Les funérailles se déroulent à New York où quatre mille personnes s'entassent à la synagogue. Des milliers d'autres accompagnent le cortège tout au long des rues de New York. Une autre cérémonie a lieu à Hollywood, au Temple B'nai B'rith. Dans les studios, on fait une minute de silence. George Gershwin est inhumé au cimetière de Westchester Hills, à Hastings-on-Hudson, dans l'État de New York. Ira est très affecté par la mort brutale de son frère. Il sera sujet à une forte dépression. Jusqu'à sa disparition en 1983, à l'âge de 86 ans, il poursuivra son travail de parolier et assurera avec beaucoup de soin la pérennité de l'œuvre de son frère.

La disparition de George entraîne un conflit familial. L'enjeu est forcément financier, considérable puisque George, sans épouse ni enfant, donc sans héritier direct, était très fortuné (argent, immobilier, œuvres d'art, droits d'auteur). Rose, la mère de George, exige la totalité de l'héritage. Ce qu'elle obtient après une action en justice contre Ira.
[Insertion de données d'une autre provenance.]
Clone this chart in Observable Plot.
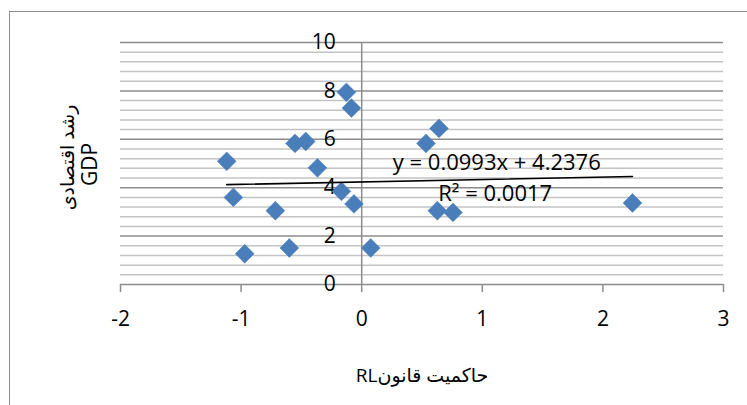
<!DOCTYPE html>
<html>
<head>
<meta charset="utf-8">
<script src="https://cdn.jsdelivr.net/npm/d3@7"></script>
<script src="https://cdn.jsdelivr.net/npm/@observablehq/plot@0.6"></script>
<style>
  html, body { margin: 0; padding: 0; background: #fff; overflow: hidden; }
  #wrap { position: relative; width: 747px; height: 405px; overflow: hidden; }
  #border { position: absolute; left: 9px; top: 11px; width: 800px; height: 500px;
            border: 1.5px solid #8c8c8c; pointer-events: none; }
</style>
</head>
<body>
<div id="wrap"><div id="border"></div></div>
<script>
// Data
const rlValues  = [-1.119, -1.064, -0.716, -0.970, -0.600, -0.367, -0.168, -0.064, -0.553, -0.464, -0.127, -0.085, 0.641, 0.533, 0.627, 0.757, 2.245, 0.075];
const gdpValues = [ 5.09,   3.60,   3.05,   1.27,   1.51,   4.82,   3.85,   3.33,   5.83,   5.91,   7.94,   7.29,  6.45,  5.83,  3.05,  2.98,  3.37,  1.51];
const xTicks = [-2, -1, 0, 1, 2, 3];
const yTicks = [0, 2, 4, 6, 8, 10];
const yMinorTicks = [0.4, 0.8, 1.2, 1.6, 2.4, 2.8, 3.2, 3.6, 4.4, 4.8, 5.2, 5.6, 6.4, 6.8, 7.2, 7.6, 8.4, 8.8, 9.2, 9.6];
const trendSlope = 0.0993;
const trendIntercept = 4.2376;
const trendRange = [-1.119, 2.245];
const equationLabels = ["y = 0.0993x + 4.2376", "R² = 0.0017"];
const equationX = [1.12, 1.107];
const equationY = [5.03, 3.76];
const xTitle = "حاکمیت قانونRL";
const yTitleLine1 = "رشد اقتصادی";
const yTitleLine2 = "GDP";

const points = rlValues.map((x, i) => ({x, y: gdpValues[i]}));
const trend = trendRange.map(x => ({x, y: trendSlope * x + trendIntercept}));
const eq = equationLabels.map((t, i) => ({t, x: equationX[i], y: equationY[i]}));

const font = "'Open Sans', 'DejaVu Sans', sans-serif";

const chart = Plot.plot({
  width: 747,
  height: 405,
  marginLeft: 120,
  marginRight: 24,
  marginTop: 42,
  marginBottom: 121,
  style: {fontFamily: font, fontSize: "21px", background: "transparent", color: "black"},
  x: {domain: [-2, 3]},
  y: {domain: [0, 10], axis: null},
  marks: [
    Plot.ruleY(yMinorTicks, {stroke: "#c3c3c3", strokeWidth: 1.5}),
    Plot.ruleY(yTicks.filter(d => d > 0), {stroke: "#8c8c8c", strokeWidth: 1.5}),
    Plot.ruleX([0], {y1: 0, y2: 10, stroke: "#8c8c8c", strokeWidth: 1.5}),
    Plot.ruleY([0], {stroke: "#8c8c8c", strokeWidth: 1.5}),
    Plot.axisX(xTicks, {tickSize: 8, tickPadding: 19, stroke: "#8c8c8c", strokeWidth: 1.5, fill: "black", fontSize: 21, label: null, tickFormat: d => d < 0 ? "-" + Math.abs(d) : String(d)}),
    Plot.text(yTicks, {x: 0, y: d => d, dx: -26, textAnchor: "end", fontSize: 21, fill: "black"}),
    Plot.dot(points, {x: "x", y: "y", symbol: "diamond2", r: 8.5, fill: "#4a7ebb", stroke: "#4a7ebb", strokeWidth: 0.5}),
    Plot.line(trend, {x: "x", y: "y", stroke: "black", strokeWidth: 1.6}),
    Plot.text(eq, {x: "x", y: "y", text: "t", fontSize: 22, fill: "black"}),
    Plot.text([xTitle], {frameAnchor: "bottom", dy: 97, fontSize: 19, fill: "black"}),
    Plot.text([yTitleLine1], {frameAnchor: "left", textAnchor: "middle", dx: -53, dy: -6, rotate: -90, fontSize: 19, fill: "black"}),
    Plot.text([yTitleLine2], {frameAnchor: "left", textAnchor: "middle", dx: -30, dy: 1, rotate: -90, fontSize: 21, fill: "black"})
  ]
});
document.getElementById("wrap").prepend(chart);
// Right-to-left paragraph direction for the mixed Persian/Latin x title
d3.select(chart).selectAll("text").filter(function() {
  return this.textContent === xTitle;
}).attr("direction", "rtl").attr("unicode-bidi", "embed");
</script>
</body>
</html>
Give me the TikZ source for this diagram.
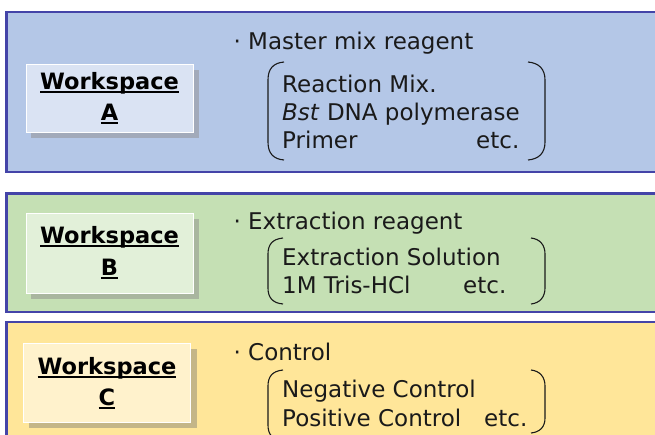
\documentclass[tikz,border=0pt]{standalone}
\usepackage{fontspec}
\setmainfont{DejaVu Sans}
\definecolor{panA}{HTML}{B4C7E7}
\definecolor{panB}{HTML}{C5E0B4}
\definecolor{panC}{HTML}{FFE699}
\definecolor{inA}{HTML}{DAE3F3}
\definecolor{inB}{HTML}{E2F0D9}
\definecolor{inC}{HTML}{FFF2CC}
\definecolor{shA}{HTML}{A2AABA}
\definecolor{shB}{HTML}{A9B69F}
\definecolor{shC}{HTML}{C4B688}
\definecolor{border}{HTML}{4444A8}
\definecolor{ink}{HTML}{1A1A1A}
\newcommand\wsul[1]{\setbox0=\hbox{#1}\leavevmode\rlap{\rule[-4pt]{\wd0}{1.6pt}}\box0}
\tikzset{
  x=1pt, y=-1pt,
  panel/.style={draw=border, line width=2.4pt},
  innerbox/.style={draw=white, line width=0.8pt, minimum width=167pt, minimum height=68pt, inner sep=0pt},
  wslabel/.style={font=\fontsize{22.5}{27}\selectfont\bfseries, text=black, inner sep=0pt, anchor=base},
  txt/.style={font=\fontsize{23}{28}\selectfont, text=ink, inner sep=0pt, anchor=base west},
  brk/.style={draw=ink, line width=1.1pt},
}
\begin{document}
\begin{tikzpicture}
\clip (0,0) rectangle (655,434);
% panels
\draw[panel, fill=panA] (6.5,12) rectangle (680,172);
\draw[panel, fill=panB] (6.5,193.5) rectangle (680,312);
\draw[panel, fill=panC] (6.5,322) rectangle (680,470);
% shadows
\fill[shA] (31,70) rectangle (199,138);
\fill[shB] (31,219) rectangle (199,299);
\fill[shC] (29,349) rectangle (197,428);
% inner boxes
\node[innerbox, fill=inA] (boxA) at (109.5,98) {};
\node[innerbox, fill=inB, minimum height=80pt] (boxB) at (109.5,253) {};
\node[innerbox, fill=inC, minimum height=79pt] (boxC) at (107,382.5) {};
% workspace labels
\node[wslabel] (wsA1) at (109.5,89) {\wsul{Workspace}};
\node[wslabel] (wsA2) at (109.5,120) {\wsul{A}};
\node[wslabel] (wsB1) at (109.5,243) {\wsul{Workspace}};
\node[wslabel] (wsB2) at (109.5,275) {\wsul{B}};
\node[wslabel] (wsC1) at (107,374) {\wsul{Workspace}};
\node[wslabel] (wsC2) at (107,405) {\wsul{C}};
% panel A texts
\node[txt] (hA) at (226,49) {\makebox[22pt]{·}Master mix reagent};
\node[txt] (a1) at (282,92) {Reaction Mix.};
\node[txt] (a2) at (282,120) {\textit{Bst} DNA polymerase};
\node[txt] (a3) at (282,148) {Primer};
\node[txt] (a4) at (476,148) {etc.};
\draw[brk] (284,62) .. controls (273,63) and (268,69) .. (268,80) -- (268,142) .. controls (268,153) and (273,159) .. (284,160);
\draw[brk] (528,62) .. controls (539,63) and (545,69) .. (545,80) -- (545,142) .. controls (545,153) and (539,159) .. (528,160);
% panel B texts
\node[txt] (hB) at (226,229) {\makebox[22pt]{·}Extraction reagent};
\node[txt] (b1) at (282,265) {Extraction Solution};
\node[txt] (b2) at (282,293) {1M Tris-HCl};
\node[txt] (b3) at (463,293) {etc.};
\draw[brk] (283,238) .. controls (272,239) and (268,245) .. (268,254) -- (268,288) .. controls (268,297) and (272,303) .. (283,304);
\draw[brk] (531,238) .. controls (540,239) and (545,245) .. (545,254) -- (545,288) .. controls (545,297) and (540,303) .. (531,304);
% panel C texts
\node[txt] (hC) at (226,360) {\makebox[22pt]{·}Control};
\node[txt] (c1) at (282,397) {Negative Control};
\node[txt] (c2) at (282,426) {Positive Control};
\node[txt] (c3) at (484,426) {etc.};
\draw[brk] (283,370) .. controls (272,371) and (268,377) .. (268,386) -- (268,425) .. controls (268,434) and (272,440) .. (283,441);
\draw[brk] (531,370) .. controls (540,371) and (545,377) .. (545,386) -- (545,418) .. controls (545,427) and (540,432) .. (531,433);
\end{tikzpicture}
\end{document}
Dans son testament, Rose n'accordera que 20% des droits d'auteur à Ira qui est pourtant indissociable du succès de George. L'injustice du testament maternel sera plus tard réparée à l'amiable par les frères et sœurs.

En 1926, Gershwin avait écrit ce que d'aucuns pourraient lire comme sa propre épitaphe:

«Personne ne s'attendait que je compose de la musique. Mais je l'ai fait… Lorsqu'on m'interroge sur ce que j'essaie de faire, je me contente de répondre que j'essaie d'exprimer ce qui est en moi. Certaines personnes ont la capacité de traduire leurs sentiments en mots ou en musique. Des milliers d'autres partagent les mêmes sentiments, mais restent muets. Ceux d'entre nous qui le peuvent doivent parler pour ceux qui en sont incapables — mais alors ils doivent le faire avec honnêteté.»


Admiré et reconnu par ses contemporains (Ravel, Ellington, Schönberg, Walton, Poulenc, Ibert…), Gershwin a participé, avec ses chansons, devenues pour certaines des standards éternels du jazz, et avec ses partitions symphoniques à la constitution d'une identité musicale américaine spécifique.